Step 1-Create an interface
Create an interface.
Shape.java
public interface Shape {
void draw();
}
Step 2-Create concrete classes implementing the same interface
Create concrete classes implementing the same interface.
Rectangle.java
public class Rectangle implements Shape {
@Override
public void draw() {
System.out.println("Shape: Rectangle");
}
}
Circle.java
public class Circle implements Shape {
@Override
public void draw() {
System.out.println("Shape: Circle");
}
}
Step 3-Create abstract decorator class implementing the interface
Create abstract decorator class implementing the Shape interface.
ShapeDecorator.java
public abstract class ShapeDecorator implements Shape {
protected Shape decoratedShape;
public ShapeDecorator(Shape decoratedShape){
this.decoratedShape = decoratedShape;
}
public void draw(){
decoratedShape.draw();
}
}
Step 4-Create concrete decorator class extending the class
Create concrete decorator class extending the ShapeDecorator class.
RedShapeDecorator.java
public class RedShapeDecorator extends ShapeDecorator {
public RedShapeDecorator(Shape decoratedShape) {
super(decoratedShape);
}
@Override
public void draw() {
decoratedShape.draw();
setRedBorder(decoratedShape);
}
private void setRedBorder(Shape decoratedShape){
System.out.println("Border Color: Red");
}
}
Step 5-Use the decorator to decorate objects
Use the RedShapeDecorator to decorate Shape objects.
DecoratorPatternDemo.java
public class DecoratorPatternDemo {
public static void main(String[] args) {
Shape circle = new Circle();
Shape redCircle = new RedShapeDecorator(new Circle());
Shape redRectangle = new RedShapeDecorator(new Rectangle());
System.out.println("Circle with normal border");
circle.draw();
System.out.println("\nCircle of red border");
redCircle.draw();
System.out.println("\nRectangle of red border");
redRectangle.draw();
}
}
Step 6-Verify the output
Verify the output.
Circle with normal border
Shape: Circle
Circle of red border
Shape: Circle
Border Color: Red
Rectangle of red border
Shape: Rectangle
Border Color: Red
Example 2
We use inheritance or composition to extend the behavior of an object but this is done at compile time and its applicable to all the instances of the class. We can’t add any new functionality or remove any existing behavior at runtime – this is when Decorator pattern comes into picture.

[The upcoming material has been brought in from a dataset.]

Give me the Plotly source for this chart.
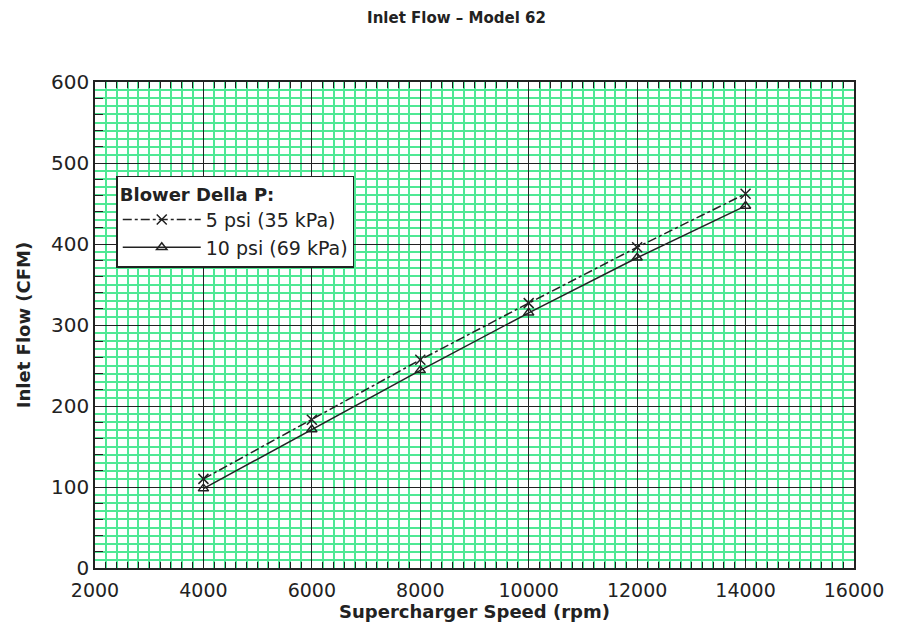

Suppose we want to implement different kinds of cars – we can create interface Car to define the assemble method and then we can have a Basic car, further more we can extend it to Sports car and Luxury Car. The implementation hierarchy will look like below image.
But if we want to get a car at runtime that has both the features of sports car and luxury car, then the implementation gets complex and if further more we want to specify which features should be added first, it gets even more complex. Now imagine if we have ten different kind of cars, the implementation logic using inheritance and composition will be impossible to manage. To solve this kind of programming situation, we apply decorator pattern in java.
We need to have following types to implement decorator design pattern.
Component Interface
The interface or abstract class defining the methods that will be implemented. In our case Car will be the component interface.
package com.journaldev.design.decorator;
public interface Car {
public void assemble();
}
Component Implementation
The basic implementation of the component interface. We can have BasicCar class as our component implementation.
package com.journaldev.design.decorator;
public class BasicCar implements Car {
@Override
public void assemble() {
System.out.print("Basic Car.");
}
}
Decorator
Decorator class implements the component interface and it has a HAS-A relationship with the component interface. The component variable should be accessible to the child decorator classes, so we will make this variable protected.
package com.journaldev.design.decorator;
public class CarDecorator implements Car {
protected Car car;
public CarDecorator(Car c){
this.car=c;
}
@Override
public void assemble() {
this.car.assemble();
}
}
Concrete Decorators
Extending the base decorator functionality and modifying the component behavior accordingly. We can have concrete decorator classes as LuxuryCar and SportsCar.
package com.journaldev.design.decorator;
public class SportsCar extends CarDecorator {
public SportsCar(Car c) {
super(c);
}
@Override
public void assemble(){
super.assemble();
System.out.print(" Adding features of Sports Car.");
}
}
package com.journaldev.design.decorator;
public class LuxuryCar extends CarDecorator {
public LuxuryCar(Car c) {
super(c);
}
@Override
public void assemble(){
super.assemble();
System.out.print(" Adding features of Luxury Car.");
}
}
Decorator Design Pattern – Class Diagram
Decorator Design Pattern Test Program
package com.journaldev.design.test;
import com.journaldev.design.decorator.BasicCar;
import com.journaldev.design.decorator.Car;
import com.journaldev.design.decorator.LuxuryCar;
import com.journaldev.design.decorator.SportsCar;
public class DecoratorPatternTest {
public static void main(String[] args) {
Car sportsCar = new SportsCar(new BasicCar());
sportsCar.assemble();
System.out.println("\n*****");
Car sportsLuxuryCar = new SportsCar(new LuxuryCar(new BasicCar()));
sportsLuxuryCar.assemble();
}
}
Notice that client program can create different kinds of Object at runtime and they can specify the order of execution too.
Output of above test program is:
Basic Car. Adding features of Sports Car.
*****
Basic Car. Adding features of Luxury Car. Adding features of Sports Car.
Decorator Design Pattern – Important Points
- Decorator design pattern is helpful in providing runtime modification abilities and hence more flexible. Its easy to maintain and extend when the number of choices are more.
- The disadvantage of decorator design pattern is that it uses a lot of similar kind of objects (decorators).
- Decorator pattern is used a lot in Java IO classes, such as FileReader, BufferedReader etc.